For openers, his name is assumed. James George Janos was born in Minneapolis in 1951; graduated from Roosevelt High School, after exploits on the football and swimming teams, in 1969; and immediately enlisted in the Navy, where he qualified for the SEALS underwater demolition team. During his campaign for Governor, he made much of his military service, at the intended expense of his opponents. A radio ad, set to the theme from the movie Shaft, contained the lyrics, "When the other guys were cashing government checks, he was in the Navy getting dirty and wet." He boasts a Vietnam Service Medal on his personnel record, although he has consistently refused to explain what he did there.
Discharged from the service in 1973, Janos headed to California and took up with a motorcycle club called the Mongols. "It was the only mode of transportation I had when I got out of the military," he now explains, and scoffs at idle suggestions that this affiliation could have created some entanglements with the law. "I've never been arrested in my life. Never had cuffs put on me, never been charged with a crime, never spent one day in jail."
He returned to Minnesota and spent a year at North Hennepin Community College. In 1975, the same year he met and married his wife, he went back to California to try his hand at professional wrestling. That was where Jesse Ventura was born. He'd always wanted to be named Jesse, and Ventura was the name of a California city. Presto. Showtime.
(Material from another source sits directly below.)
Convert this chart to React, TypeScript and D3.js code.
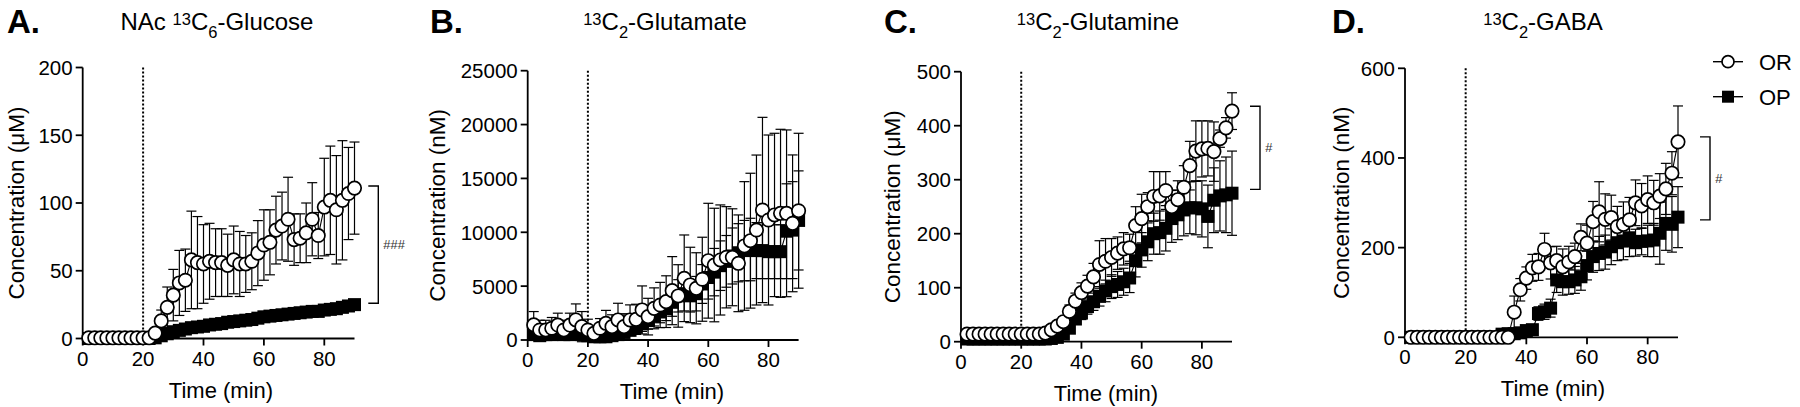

He was no great shakes as a wrestler, but he could roil the crowds by playing the bad guy against such scripted good guys as Hulk Hogan. Recalls Hogan: "Jesse's best move was to cheat and run...He'd take the tape off his wrist and choke you, he'd gouge you in the eyes, and then if you cleared your eyes or got the tape off your throat, he'd run for his life." But Ventura was funny and articulate outside the ring, skills that led, once he hung up his tights, to movie roles and jobs as a TBS wrestling commentator and a talk-show host at radio station KFAN in the Twin Cities.
Ventura entered Minnesota politics in 1990 when he ran for mayor of Brooklyn Park, a Minneapolis suburb, and won, causing a nervous frisson in the state's political establishment. Here was a guy who had campaigned on a Harley. Still, how much harm could this outsider do? He had been elected to a part-time job; most of the work was done by a paid manager, and the mayor's vote counted for no more than those of the six other members of the town council.